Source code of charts
________________________
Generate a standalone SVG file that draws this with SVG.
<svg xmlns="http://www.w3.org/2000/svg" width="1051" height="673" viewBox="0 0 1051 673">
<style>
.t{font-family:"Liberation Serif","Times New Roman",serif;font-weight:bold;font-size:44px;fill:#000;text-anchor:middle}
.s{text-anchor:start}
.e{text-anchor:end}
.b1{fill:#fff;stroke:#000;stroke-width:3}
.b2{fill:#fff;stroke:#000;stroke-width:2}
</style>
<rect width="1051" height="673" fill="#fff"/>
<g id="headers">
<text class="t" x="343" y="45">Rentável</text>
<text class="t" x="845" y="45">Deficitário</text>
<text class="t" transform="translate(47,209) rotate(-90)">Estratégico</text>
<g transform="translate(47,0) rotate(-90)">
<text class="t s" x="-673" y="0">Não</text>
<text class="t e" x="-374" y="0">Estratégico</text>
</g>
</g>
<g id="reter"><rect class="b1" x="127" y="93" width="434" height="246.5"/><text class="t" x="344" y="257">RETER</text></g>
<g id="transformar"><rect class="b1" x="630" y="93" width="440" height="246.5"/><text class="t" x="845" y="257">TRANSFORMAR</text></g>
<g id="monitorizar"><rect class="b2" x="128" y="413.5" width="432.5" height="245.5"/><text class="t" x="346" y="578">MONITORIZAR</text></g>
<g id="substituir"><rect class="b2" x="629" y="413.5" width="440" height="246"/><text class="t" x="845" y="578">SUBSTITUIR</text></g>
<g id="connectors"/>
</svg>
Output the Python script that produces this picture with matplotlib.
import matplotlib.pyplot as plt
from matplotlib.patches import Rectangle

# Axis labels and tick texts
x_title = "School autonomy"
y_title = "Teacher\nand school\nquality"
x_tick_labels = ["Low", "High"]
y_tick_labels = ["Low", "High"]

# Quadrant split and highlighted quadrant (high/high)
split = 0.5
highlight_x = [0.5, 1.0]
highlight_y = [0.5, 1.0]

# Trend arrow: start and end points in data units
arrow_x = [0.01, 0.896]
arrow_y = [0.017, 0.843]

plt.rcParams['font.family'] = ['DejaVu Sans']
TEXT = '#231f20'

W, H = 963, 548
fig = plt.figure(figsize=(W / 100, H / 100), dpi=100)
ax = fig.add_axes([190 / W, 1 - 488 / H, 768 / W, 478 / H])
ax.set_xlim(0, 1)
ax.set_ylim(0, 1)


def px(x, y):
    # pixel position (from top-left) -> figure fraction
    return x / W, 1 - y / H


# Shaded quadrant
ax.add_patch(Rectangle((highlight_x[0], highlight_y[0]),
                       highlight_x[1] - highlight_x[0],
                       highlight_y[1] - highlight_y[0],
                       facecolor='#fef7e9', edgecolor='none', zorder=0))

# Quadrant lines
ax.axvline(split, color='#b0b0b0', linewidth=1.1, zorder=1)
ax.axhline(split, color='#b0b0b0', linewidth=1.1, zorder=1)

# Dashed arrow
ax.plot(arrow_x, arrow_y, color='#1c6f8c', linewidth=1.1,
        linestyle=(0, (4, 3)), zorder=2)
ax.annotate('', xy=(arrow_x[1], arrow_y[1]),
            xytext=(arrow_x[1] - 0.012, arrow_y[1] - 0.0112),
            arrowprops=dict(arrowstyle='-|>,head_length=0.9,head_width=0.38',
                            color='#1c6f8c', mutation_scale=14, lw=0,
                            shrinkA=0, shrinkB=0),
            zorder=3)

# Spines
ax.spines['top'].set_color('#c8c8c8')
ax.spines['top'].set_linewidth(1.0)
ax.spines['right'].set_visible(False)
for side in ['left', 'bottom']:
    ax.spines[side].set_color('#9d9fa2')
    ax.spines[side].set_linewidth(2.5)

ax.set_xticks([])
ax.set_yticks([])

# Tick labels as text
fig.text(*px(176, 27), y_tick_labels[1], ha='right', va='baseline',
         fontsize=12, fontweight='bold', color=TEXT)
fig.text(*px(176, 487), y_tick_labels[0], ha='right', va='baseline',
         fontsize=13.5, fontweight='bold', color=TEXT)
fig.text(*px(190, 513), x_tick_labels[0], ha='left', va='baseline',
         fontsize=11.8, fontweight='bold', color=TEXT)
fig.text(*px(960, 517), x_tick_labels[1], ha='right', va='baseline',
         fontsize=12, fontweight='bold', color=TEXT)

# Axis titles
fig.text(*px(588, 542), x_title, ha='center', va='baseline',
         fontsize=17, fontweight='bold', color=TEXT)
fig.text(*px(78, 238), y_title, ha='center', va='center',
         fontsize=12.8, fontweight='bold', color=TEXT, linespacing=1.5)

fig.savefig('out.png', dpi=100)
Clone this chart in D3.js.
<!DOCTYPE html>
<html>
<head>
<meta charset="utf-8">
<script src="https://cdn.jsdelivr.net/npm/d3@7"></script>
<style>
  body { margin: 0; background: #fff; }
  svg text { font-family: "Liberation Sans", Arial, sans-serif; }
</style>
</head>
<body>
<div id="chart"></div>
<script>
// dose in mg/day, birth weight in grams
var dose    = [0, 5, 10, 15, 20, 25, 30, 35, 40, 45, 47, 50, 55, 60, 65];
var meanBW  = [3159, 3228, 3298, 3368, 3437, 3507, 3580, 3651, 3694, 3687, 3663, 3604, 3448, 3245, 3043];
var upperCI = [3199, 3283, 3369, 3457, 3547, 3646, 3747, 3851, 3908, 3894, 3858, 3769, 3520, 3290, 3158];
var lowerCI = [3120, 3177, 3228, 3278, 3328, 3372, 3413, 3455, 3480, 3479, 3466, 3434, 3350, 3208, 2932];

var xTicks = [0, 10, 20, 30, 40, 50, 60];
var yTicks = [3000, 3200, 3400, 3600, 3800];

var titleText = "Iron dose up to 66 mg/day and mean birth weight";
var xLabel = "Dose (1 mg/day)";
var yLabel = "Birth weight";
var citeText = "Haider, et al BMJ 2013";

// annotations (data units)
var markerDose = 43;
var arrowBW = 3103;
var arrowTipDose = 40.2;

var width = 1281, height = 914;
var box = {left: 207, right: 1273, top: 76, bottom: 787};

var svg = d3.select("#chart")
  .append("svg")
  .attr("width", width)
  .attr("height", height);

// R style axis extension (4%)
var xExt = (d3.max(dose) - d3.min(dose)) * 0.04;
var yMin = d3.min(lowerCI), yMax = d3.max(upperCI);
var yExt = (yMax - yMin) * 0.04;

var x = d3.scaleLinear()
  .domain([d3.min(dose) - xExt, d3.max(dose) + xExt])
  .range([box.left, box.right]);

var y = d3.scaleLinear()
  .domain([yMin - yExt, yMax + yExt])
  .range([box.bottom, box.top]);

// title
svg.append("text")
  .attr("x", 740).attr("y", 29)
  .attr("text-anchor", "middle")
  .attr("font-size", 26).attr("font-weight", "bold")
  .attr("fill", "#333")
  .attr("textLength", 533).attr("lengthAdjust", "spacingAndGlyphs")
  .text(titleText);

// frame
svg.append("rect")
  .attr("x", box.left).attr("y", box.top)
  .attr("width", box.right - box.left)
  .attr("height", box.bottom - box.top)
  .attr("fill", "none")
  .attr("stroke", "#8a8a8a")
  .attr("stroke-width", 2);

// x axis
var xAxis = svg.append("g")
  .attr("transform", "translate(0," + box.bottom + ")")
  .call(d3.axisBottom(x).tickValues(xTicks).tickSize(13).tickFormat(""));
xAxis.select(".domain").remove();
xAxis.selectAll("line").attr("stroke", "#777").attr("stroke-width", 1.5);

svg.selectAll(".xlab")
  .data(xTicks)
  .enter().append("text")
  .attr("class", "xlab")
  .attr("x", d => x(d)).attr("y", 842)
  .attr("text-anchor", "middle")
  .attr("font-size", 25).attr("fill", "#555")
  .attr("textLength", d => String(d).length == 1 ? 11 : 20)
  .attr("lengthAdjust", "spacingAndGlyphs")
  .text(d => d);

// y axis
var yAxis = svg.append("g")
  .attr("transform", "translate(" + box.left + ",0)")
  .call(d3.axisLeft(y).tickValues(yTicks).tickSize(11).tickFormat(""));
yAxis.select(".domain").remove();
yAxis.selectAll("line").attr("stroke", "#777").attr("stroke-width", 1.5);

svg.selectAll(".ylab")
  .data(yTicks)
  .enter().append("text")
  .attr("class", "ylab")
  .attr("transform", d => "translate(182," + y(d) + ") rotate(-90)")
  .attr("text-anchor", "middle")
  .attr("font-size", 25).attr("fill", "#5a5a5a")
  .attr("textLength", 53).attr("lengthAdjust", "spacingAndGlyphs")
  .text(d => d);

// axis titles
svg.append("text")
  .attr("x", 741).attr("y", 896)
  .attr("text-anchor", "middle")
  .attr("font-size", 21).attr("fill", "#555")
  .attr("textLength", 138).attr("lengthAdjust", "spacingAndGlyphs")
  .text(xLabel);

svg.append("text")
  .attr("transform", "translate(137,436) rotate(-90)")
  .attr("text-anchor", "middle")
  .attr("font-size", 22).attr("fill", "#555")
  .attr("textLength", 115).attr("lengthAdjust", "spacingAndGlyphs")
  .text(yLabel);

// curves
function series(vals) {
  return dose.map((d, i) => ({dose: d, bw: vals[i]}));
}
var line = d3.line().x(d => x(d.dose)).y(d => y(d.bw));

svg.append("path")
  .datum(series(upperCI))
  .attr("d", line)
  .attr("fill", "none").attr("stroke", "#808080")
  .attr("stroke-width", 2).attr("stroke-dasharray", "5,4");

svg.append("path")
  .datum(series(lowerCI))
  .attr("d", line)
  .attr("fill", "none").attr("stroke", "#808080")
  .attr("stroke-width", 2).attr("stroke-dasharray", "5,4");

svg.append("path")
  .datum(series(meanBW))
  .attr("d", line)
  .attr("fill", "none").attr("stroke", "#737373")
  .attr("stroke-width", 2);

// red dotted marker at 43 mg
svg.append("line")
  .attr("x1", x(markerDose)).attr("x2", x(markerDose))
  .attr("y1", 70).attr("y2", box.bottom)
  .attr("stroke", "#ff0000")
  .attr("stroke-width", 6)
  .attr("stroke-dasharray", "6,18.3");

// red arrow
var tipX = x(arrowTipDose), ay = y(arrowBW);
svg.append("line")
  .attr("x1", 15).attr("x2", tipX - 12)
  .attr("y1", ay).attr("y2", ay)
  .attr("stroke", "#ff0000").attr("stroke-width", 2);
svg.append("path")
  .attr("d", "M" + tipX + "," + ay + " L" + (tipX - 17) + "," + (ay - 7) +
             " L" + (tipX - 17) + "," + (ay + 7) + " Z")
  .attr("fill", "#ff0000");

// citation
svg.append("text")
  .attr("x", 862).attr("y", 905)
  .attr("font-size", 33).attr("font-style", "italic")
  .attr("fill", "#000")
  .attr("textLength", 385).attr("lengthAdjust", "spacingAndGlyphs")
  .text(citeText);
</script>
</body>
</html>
________________________
- **Short problem**: In the lines above, locate the string "with". Copy every line where it occurs.

- **Task answer**:
Generate a standalone SVG file that draws this with SVG.
Output the Python script that produces this picture with matplotlib.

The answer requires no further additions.